• _Dataset extract_:
=-=-=
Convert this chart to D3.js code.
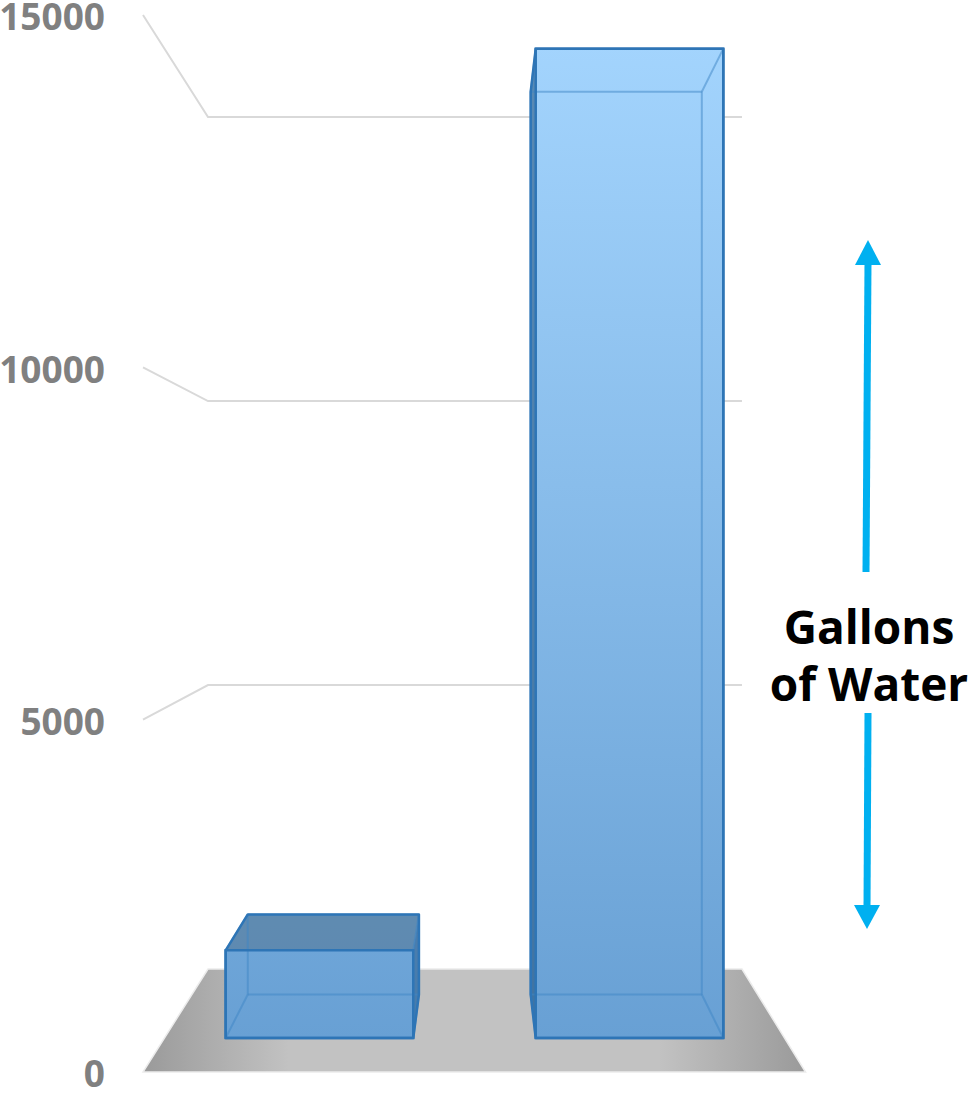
<!DOCTYPE html>
<html lang="en">
  <head>
    <style>
      body { margin: 0; background: #fff; }
      .tick text { font-family: "Open Sans", sans-serif; font-weight: bold; font-size: 37px; fill: #808080; }
      .grid path { fill: none; stroke: #d9d9d9; stroke-width: 2; }
    </style>
  </head>
  <body>
    <svg id="container" width="974" height="1095"></svg>
  </body>
  <script src="https://d3js.org/d3.v7.min.js"></script>
  <script>
// data
const categories = ["Bar 1", "Bar 2"]
const values = [1330, 15000]
const yTicks = [0, 5000, 10000, 15000]
const gridTicks = [5000, 10000, 15000]

let svg = d3.select("#container")

// perspective: everything is laid out on the front plane, then pulled toward vp by k
const vp = {x: 478, y: 541}
const kFloorBack = 0.806
const kBarFront = 0.936
const kBarBack = 0.854

let x = d3.scaleBand().domain(categories).range([143, 805.5]).padding(0)
let y = d3.scaleLinear().domain([0, 15000]).range([1072, 15])
let barWidth = x.bandwidth() * 0.605

function proj(X, Y, k) {
    return [vp.x + (X - vp.x) * k, vp.y + (Y - vp.y) * k]
}

let defs = svg.append("defs")

let floorGrad = defs.append("linearGradient").attr("id", "floorGrad")
floorGrad.append("stop").attr("offset", "0%").attr("stop-color", "#9a9a9a")
floorGrad.append("stop").attr("offset", "22%").attr("stop-color", "#c2c2c2")
floorGrad.append("stop").attr("offset", "78%").attr("stop-color", "#c2c2c2")
floorGrad.append("stop").attr("offset", "100%").attr("stop-color", "#9a9a9a")

let barGrad = defs.append("linearGradient").attr("id", "barGrad")
    .attr("gradientUnits", "userSpaceOnUse")
    .attr("x1", 0).attr("y1", 45).attr("x2", 0).attr("y2", 1040)
barGrad.append("stop").attr("offset", "0%").attr("stop-color", "#a3d4fd")
barGrad.append("stop").attr("offset", "100%").attr("stop-color", "#68a0d4")

// gridlines: side wall + back wall
svg.append("g").attr("class", "grid")
    .selectAll("path")
    .data(gridTicks)
    .enter()
    .append("path")
    .attr("d", d => d3.line()([
        proj(143, y(d), 1),
        proj(143, y(d), kFloorBack),
        proj(805.5, y(d), kFloorBack)
    ]))

// floor
let floorPts = [
    proj(143, y(0), 1), proj(805.5, y(0), 1),
    proj(805.5, y(0), kFloorBack), proj(143, y(0), kFloorBack)
]
svg.append("path")
    .attr("d", d3.line()(floorPts) + "Z")
    .attr("fill", "url(#floorGrad)")
    .attr("stroke", "#ececec")
    .attr("stroke-width", 1.5)

// axis labels
svg.append("g")
    .attr("transform", "translate(105,3)")
    .call(d3.axisLeft(y).tickValues(yTicks).tickSizeInner(0).tickSizeOuter(0).tickPadding(0).tickFormat(d3.format("d")))
    .call(g => g.select(".domain").remove())

// bars
let bars = svg.append("g").attr("class", "bars")
    .selectAll("g")
    .data(categories.map((c, i) => ({name: c, value: values[i]})))
    .enter()
    .append("g")

bars.each(function (d) {
    let g = d3.select(this)
    let X0 = x(d.name) + (x.bandwidth() - barWidth) / 2
    let X1 = X0 + barWidth
    let Yb = y(0), Yt = y(d.value)
    let f = [proj(X0, Yb, kBarFront), proj(X1, Yb, kBarFront), proj(X1, Yt, kBarFront), proj(X0, Yt, kBarFront)]
    let b = [proj(X0, Yb, kBarBack), proj(X1, Yb, kBarBack), proj(X1, Yt, kBarBack), proj(X0, Yt, kBarBack)]
    let line = d3.line()

    let hull = d3.polygonHull(f.concat(b))
    g.append("path")
        .attr("d", line(hull) + "Z")
        .attr("fill", "url(#barGrad)")

    // side face
    if (X1 < vp.x) {
        g.append("path").attr("d", line([f[1], b[1], b[2], f[2]]) + "Z")
            .attr("fill", "#1f4e79").attr("fill-opacity", 0.45)
    }
    if (X0 > vp.x) {
        g.append("path").attr("d", line([f[0], b[0], b[3], f[3]]) + "Z")
            .attr("fill", "#1f4e79").attr("fill-opacity", 0.55)
    }
    // top face seen from above
    if (Yt > vp.y) {
        g.append("path").attr("d", line([f[3], f[2], b[2], b[3]]) + "Z")
            .attr("fill", "#507089").attr("fill-opacity", 0.5)
    }

    // inner edges
    let edges = [
        [b[0], b[1]], [b[1], b[2]], [b[2], b[3]], [b[3], b[0]],
        [f[0], b[0]], [f[1], b[1]], [f[2], b[2]], [f[3], b[3]]
    ]
    g.append("g").selectAll("path")
        .data(edges)
        .enter()
        .append("path")
        .attr("d", e => line(e))
        .attr("stroke", "#3d85c6")
        .attr("stroke-opacity", 0.5)
        .attr("stroke-width", 2)
        .attr("fill", "none")

    // outline
    g.append("path").attr("d", line(hull) + "Z")
        .attr("fill", "none").attr("stroke", "#2e75b6").attr("stroke-width", 2.5)
        .attr("stroke-linejoin", "round")
    g.append("path").attr("d", line(f) + "Z")
        .attr("fill", "none").attr("stroke", "#2e75b6").attr("stroke-width", 2.5)
})

// annotation
let note = svg.append("g")
note.append("text")
    .attr("x", 869).attr("y", 644)
    .attr("text-anchor", "middle")
    .style("font-family", "'Open Sans', sans-serif")
    .style("font-weight", "bold")
    .style("font-size", "46px")
    .text("Gallons")
note.append("text")
    .attr("x", 869).attr("y", 701)
    .attr("text-anchor", "middle")
    .style("font-family", "'Open Sans', sans-serif")
    .style("font-weight", "bold")
    .style("font-size", "46px")
    .text("of Water")

note.append("line")
    .attr("x1", 866).attr("y1", 572).attr("x2", 868).attr("y2", 262)
    .attr("stroke", "#00b0f0").attr("stroke-width", 7)
note.append("path")
    .attr("d", "M868,240 L881,265 L855,265 Z")
    .attr("fill", "#00b0f0")
note.append("line")
    .attr("x1", 868).attr("y1", 713).attr("x2", 867).attr("y2", 908)
    .attr("stroke", "#00b0f0").attr("stroke-width", 7)
note.append("path")
    .attr("d", "M867,929 L880,905 L854,905 Z")
    .attr("fill", "#00b0f0")
  </script>
</html>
=-=-=
• _What needs to be done_: Pictures are to be left out; repeat all the remaining data exactly.

• _Worked answer_:
Convert this chart to D3.js code.
<!DOCTYPE html>
<html lang="en">
  <head>
    <style>
      body { margin: 0; background: #fff; }
      .tick text { font-family: "Open Sans", sans-serif; font-weight: bold; font-size: 37px; fill: #808080; }
      .grid path { fill: none; stroke: #d9d9d9; stroke-width: 2; }
    </style>
  </head>
  <body>
    <svg id="container" width="974" height="1095"></svg>
  </body>
  <script src="https://d3js.org/d3.v7.min.js"></script>
  <script>
// data
const categories = ["Bar 1", "Bar 2"]
const values = [1330, 15000]
const yTicks = [0, 5000, 10000, 15000]
const gridTicks = [5000, 10000, 15000]

let svg = d3.select("#container")

// perspective: everything is laid out on the front plane, then pulled toward vp by k
const vp = {x: 478, y: 541}
const kFloorBack = 0.806
const kBarFront = 0.936
const kBarBack = 0.854

let x = d3.scaleBand().domain(categories).range([143, 805.5]).padding(0)
let y = d3.scaleLinear().domain([0, 15000]).range([1072, 15])
let barWidth = x.bandwidth() * 0.605

function proj(X, Y, k) {
    return [vp.x + (X - vp.x) * k, vp.y + (Y - vp.y) * k]
}

let defs = svg.append("defs")

let floorGrad = defs.append("linearGradient").attr("id", "floorGrad")
floorGrad.append("stop").attr("offset", "0%").attr("stop-color", "#9a9a9a")
floorGrad.append("stop").attr("offset", "22%").attr("stop-color", "#c2c2c2")
floorGrad.append("stop").attr("offset", "78%").attr("stop-color", "#c2c2c2")
floorGrad.append("stop").attr("offset", "100%").attr("stop-color", "#9a9a9a")

let barGrad = defs.append("linearGradient").attr("id", "barGrad")
    .attr("gradientUnits", "userSpaceOnUse")
    .attr("x1", 0).attr("y1", 45).attr("x2", 0).attr("y2", 1040)
barGrad.append("stop").attr("offset", "0%").attr("stop-color", "#a3d4fd")
barGrad.append("stop").attr("offset", "100%").attr("stop-color", "#68a0d4")

// gridlines: side wall + back wall
svg.append("g").attr("class", "grid")
    .selectAll("path")
    .data(gridTicks)
    .enter()
    .append("path")
    .attr("d", d => d3.line()([
        proj(143, y(d), 1),
        proj(143, y(d), kFloorBack),
        proj(805.5, y(d), kFloorBack)
    ]))

// floor
let floorPts = [
    proj(143, y(0), 1), proj(805.5, y(0), 1),
    proj(805.5, y(0), kFloorBack), proj(143, y(0), kFloorBack)
]
svg.append("path")
    .attr("d", d3.line()(floorPts) + "Z")
    .attr("fill", "url(#floorGrad)")
    .attr("stroke", "#ececec")
    .attr("stroke-width", 1.5)

// axis labels
svg.append("g")
    .attr("transform", "translate(105,3)")
    .call(d3.axisLeft(y).tickValues(yTicks).tickSizeInner(0).tickSizeOuter(0).tickPadding(0).tickFormat(d3.format("d")))
    .call(g => g.select(".domain").remove())

// bars
let bars = svg.append("g").attr("class", "bars")
    .selectAll("g")
    .data(categories.map((c, i) => ({name: c, value: values[i]})))
    .enter()
    .append("g")

bars.each(function (d) {
    let g = d3.select(this)
    let X0 = x(d.name) + (x.bandwidth() - barWidth) / 2
    let X1 = X0 + barWidth
    let Yb = y(0), Yt = y(d.value)
    let f = [proj(X0, Yb, kBarFront), proj(X1, Yb, kBarFront), proj(X1, Yt, kBarFront), proj(X0, Yt, kBarFront)]
    let b = [proj(X0, Yb, kBarBack), proj(X1, Yb, kBarBack), proj(X1, Yt, kBarBack), proj(X0, Yt, kBarBack)]
    let line = d3.line()

    let hull = d3.polygonHull(f.concat(b))
    g.append("path")
        .attr("d", line(hull) + "Z")
        .attr("fill", "url(#barGrad)")

    // side face
    if (X1 < vp.x) {
        g.append("path").attr("d", line([f[1], b[1], b[2], f[2]]) + "Z")
            .attr("fill", "#1f4e79").attr("fill-opacity", 0.45)
    }
    if (X0 > vp.x) {
        g.append("path").attr("d", line([f[0], b[0], b[3], f[3]]) + "Z")
            .attr("fill", "#1f4e79").attr("fill-opacity", 0.55)
    }
    // top face seen from above
    if (Yt > vp.y) {
        g.append("path").attr("d", line([f[3], f[2], b[2], b[3]]) + "Z")
            .attr("fill", "#507089").attr("fill-opacity", 0.5)
    }

    // inner edges
    let edges = [
        [b[0], b[1]], [b[1], b[2]], [b[2], b[3]], [b[3], b[0]],
        [f[0], b[0]], [f[1], b[1]], [f[2], b[2]], [f[3], b[3]]
    ]
    g.append("g").selectAll("path")
        .data(edges)
        .enter()
        .append("path")
        .attr("d", e => line(e))
        .attr("stroke", "#3d85c6")
        .attr("stroke-opacity", 0.5)
        .attr("stroke-width", 2)
        .attr("fill", "none")

    // outline
    g.append("path").attr("d", line(hull) + "Z")
        .attr("fill", "none").attr("stroke", "#2e75b6").attr("stroke-width", 2.5)
        .attr("stroke-linejoin", "round")
    g.append("path").attr("d", line(f) + "Z")
        .attr("fill", "none").attr("stroke", "#2e75b6").attr("stroke-width", 2.5)
})

// annotation
let note = svg.append("g")
note.append("text")
    .attr("x", 869).attr("y", 644)
    .attr("text-anchor", "middle")
    .style("font-family", "'Open Sans', sans-serif")
    .style("font-weight", "bold")
    .style("font-size", "46px")
    .text("Gallons")
note.append("text")
    .attr("x", 869).attr("y", 701)
    .attr("text-anchor", "middle")
    .style("font-family", "'Open Sans', sans-serif")
    .style("font-weight", "bold")
    .style("font-size", "46px")
    .text("of Water")

note.append("line")
    .attr("x1", 866).attr("y1", 572).attr("x2", 868).attr("y2", 262)
    .attr("stroke", "#00b0f0").attr("stroke-width", 7)
note.append("path")
    .attr("d", "M868,240 L881,265 L855,265 Z")
    .attr("fill", "#00b0f0")
note.append("line")
    .attr("x1", 868).attr("y1", 713).attr("x2", 867).attr("y2", 908)
    .attr("stroke", "#00b0f0").attr("stroke-width", 7)
note.append("path")
    .attr("d", "M867,929 L880,905 L854,905 Z")
    .attr("fill", "#00b0f0")
  </script>
</html>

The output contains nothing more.